I checked out your list of twenty and we had five in common.
What a strange decision by your father-in-law.
I am very jealous that you have kept a record of the books you have read.
Love the image of books.
Really interesting article.
Excellent poem.
Ripper. Didn't you once say Germaine Greer was one of your lecturers or did I imagine that? It's a great poem. Buying books is so much easier than buying clothes!
Good blog Steve. Anything that helps promote book sales (and independent booksellers) is to be welcomed. I enjoyed your witty poem. By the way I've read Bergonzi's novel and I wasn't hugely impressed, all about how difficult it was to be a Roman Catholic in the 1930s, as I recall.
I watched The Dead Poets on Tele last Saturday. Never seen it before. Loved it and the wonderous Benjamin Zeffaniah. Huge fan of Swallows and Amazons. The little boats can be seen in Windermere Jetty museum. Abbot Hall Gallery had a portraits exhibition in which portraits of Arthur Ransome and a chap called Collingwood appear. He was related to the two little girls who gave AR a pair of Turkish Slippers. He wrote the novel to say thank you. The exhabitionmay still be on .

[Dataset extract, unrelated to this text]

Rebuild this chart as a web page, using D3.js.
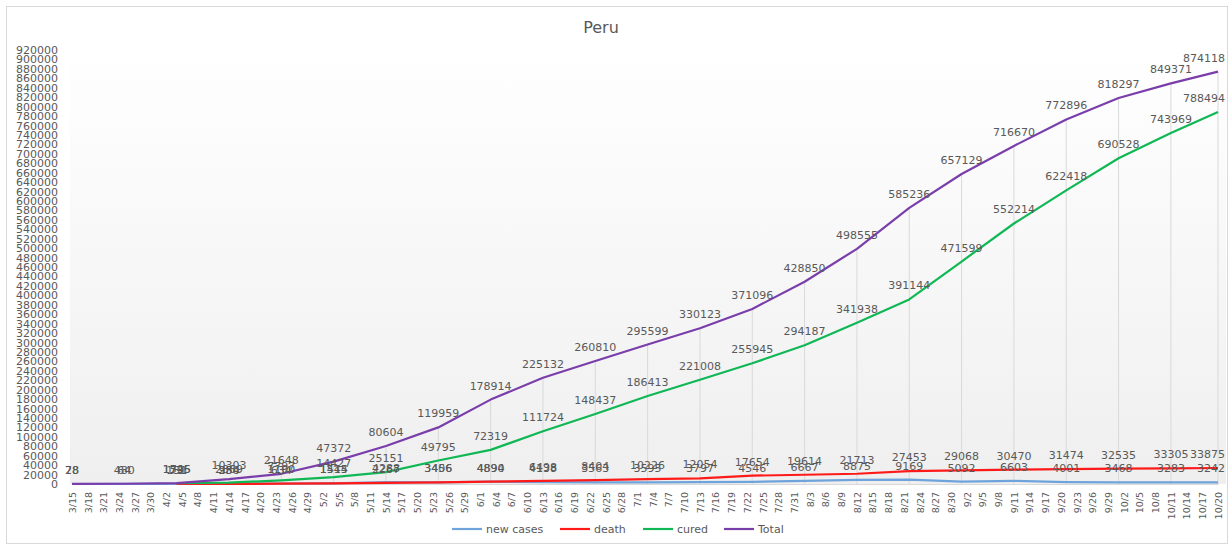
<!DOCTYPE html>
<html>
<head>
<meta charset="utf-8">
<script src="https://cdn.jsdelivr.net/npm/d3@7"></script>
<style>
  body { margin: 0; background: #fff; }
  text { font-family: "DejaVu Sans", Verdana, sans-serif; fill: #595959; }
</style>
</head>
<body>
<div id="chart"></div>
<script>
// data points, one every ~10 days
const dates = ["2020-03-15","2020-03-25","2020-04-04","2020-04-14","2020-04-24","2020-05-04",
  "2020-05-14","2020-05-24","2020-06-03","2020-06-13","2020-06-23","2020-07-03","2020-07-13",
  "2020-07-23","2020-08-02","2020-08-12","2020-08-22","2020-09-01","2020-09-11","2020-09-21",
  "2020-10-01","2020-10-11","2020-10-20"];
const newCases = [28, 64, 151, 980, 1100, 1515, 4288, 3406, 4890, 4138, 3563, 3595, 3797,
  4546, 6667, 8875, 9169, 5092, 6603, 4001, 3468, 3283, 3242];
const death = [null, null, 73, 254, 634, 1444, 2267, 3456, 4894, 6498, 8404, 10226, 12054,
  17654, 19614, 21713, 27453, 29068, 30470, 31474, 32535, 33305, 33875];
const cured = [null, null, 1595, 2869, 7797, 14427, 25151, 49795, 72319, 111724, 148437, 186413, 221008,
  255945, 294187, 341938, 391144, 471599, 552214, 622418, 690528, 743969, 788494];
const total = [78, 480, 1746, 10303, 21648, 47372, 80604, 119959, 178914, 225132, 260810, 295599, 330123,
  371096, 428850, 498555, 585236, 657129, 716670, 772896, 818297, 849371, 874118];
const seriesNames = ["new cases", "death", "cured", "Total"];
const seriesColors = ["#6fa3dc", "#ff1a1a", "#10b755", "#7a3eab"];
const yMax = 920000, yStep = 20000;
const xTickStepDays = 3;

const width = 1232, height = 545;
const parse = d3.timeParse("%Y-%m-%d");
const xDates = dates.map(parse);
const series = [newCases, death, cured, total];

const svg = d3.select("#chart").append("svg")
  .attr("width", width).attr("height", height);

// chart border
svg.append("rect").attr("x", 6.5).attr("y", 6.5).attr("width", 1221).attr("height", 537)
  .attr("fill", "#fff").attr("stroke", "#d9d9d9");

const defs = svg.append("defs");
const grad = defs.append("linearGradient").attr("id", "bg").attr("x1", 0).attr("x2", 0).attr("y1", 0).attr("y2", 1);
grad.append("stop").attr("offset", "0%").attr("stop-color", "#ffffff");
grad.append("stop").attr("offset", "100%").attr("stop-color", "#efefef");

const x = d3.scaleTime().domain([xDates[0], xDates[xDates.length - 1]]).range([72, 1218]);
const y = d3.scaleLinear().domain([0, yMax]).range([484, 50]);

svg.append("rect").attr("x", 70).attr("y", 45).attr("width", 1156).attr("height", 439)
  .attr("fill", "url(#bg)");

svg.append("text").attr("x", 601).attr("y", 33).attr("text-anchor", "middle")
  .style("font-size", "16px").text("Peru");

// y axis
const yAxis = d3.axisLeft(y).tickValues(d3.range(0, yMax + 1, yStep)).tickFormat(d3.format("d")).tickSize(0);
const gy = svg.append("g").attr("transform", "translate(58,0)").call(yAxis);
gy.select(".domain").remove();
gy.selectAll("text").style("font-size", "11px").attr("dx", 0).attr("x", 0);

// x axis
const xTicks = d3.timeDay.range(xDates[0], d3.timeDay.offset(xDates[xDates.length - 1], 1), xTickStepDays);
const xAxis = d3.axisBottom(x).tickValues(xTicks).tickFormat(d3.timeFormat("%-m/%-d")).tickSize(0);
const gx = svg.append("g").attr("transform", "translate(0,484)").call(xAxis);
gx.select(".domain").attr("stroke", "#d9d9d9");
gx.selectAll("text").style("font-size", "9.5px")
  .attr("transform", "rotate(-90)").attr("text-anchor", "end")
  .attr("x", -8).attr("y", 0).attr("dy", "0.35em");

// drop lines
svg.append("g").selectAll("line").data(xDates).enter().append("line")
  .attr("x1", d => x(d)).attr("x2", d => x(d))
  .attr("y1", (d, i) => y(total[i])).attr("y2", y(0))
  .attr("stroke", "#d9d9d9").attr("stroke-width", 1);

const line = d3.line().defined(d => d.v != null).x(d => x(d.date)).y(d => y(d.v));

series.forEach((vals, k) => {
  const pts = vals.map((v, i) => ({date: xDates[i], v: v}));
  svg.append("path").datum(pts).attr("d", line)
    .attr("fill", "none").attr("stroke", seriesColors[k]).attr("stroke-width", 2.2)
    .attr("stroke-linejoin", "round");
});

// data labels, kept inside the chart on the right
series.forEach((vals, k) => {
  const pts = vals.map((v, i) => ({date: xDates[i], v: v})).filter(d => d.v != null);
  svg.append("g").selectAll("text").data(pts).enter().append("text")
    .attr("x", d => x(d.date)).attr("y", d => y(d.v) - 10)
    .attr("text-anchor", "middle").style("font-size", "11px")
    .text(d => d.v)
    .each(function () {
      const w = this.getComputedTextLength();
      const cx = +this.getAttribute("x");
      if (cx + w / 2 > 1225) this.setAttribute("x", 1225 - w / 2);
    });
});

// legend
const legendX = [452, 560, 643, 724];
const lg = svg.append("g");
seriesNames.forEach((name, k) => {
  lg.append("line").attr("x1", legendX[k]).attr("x2", legendX[k] + 30)
    .attr("y1", 529).attr("y2", 529).attr("stroke", seriesColors[k]).attr("stroke-width", 2.2);
  lg.append("text").attr("x", legendX[k] + 34).attr("y", 533).style("font-size", "11px").text(name);
});
</script>
</body>
</html>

Loved the concept and execution of the poem Steve. Your university days sound more exciting than mine were! If you don't know it, I recommend Robyn Hitchcock's satirical song The Cheese Alarm which along with naming about twenty varieties of cheese boasts the couplet "somebody ring the cheese alarm/ I can't fit into size 38s, oh please". (It's on the album Jewels for Sophia.)
Please tell me that's your reading room with all the books! This was most enjoyable. You must read at a prodigious rate. I love the poem and the link to Cherry Tree. I'm a big fan of Natalie Merchant.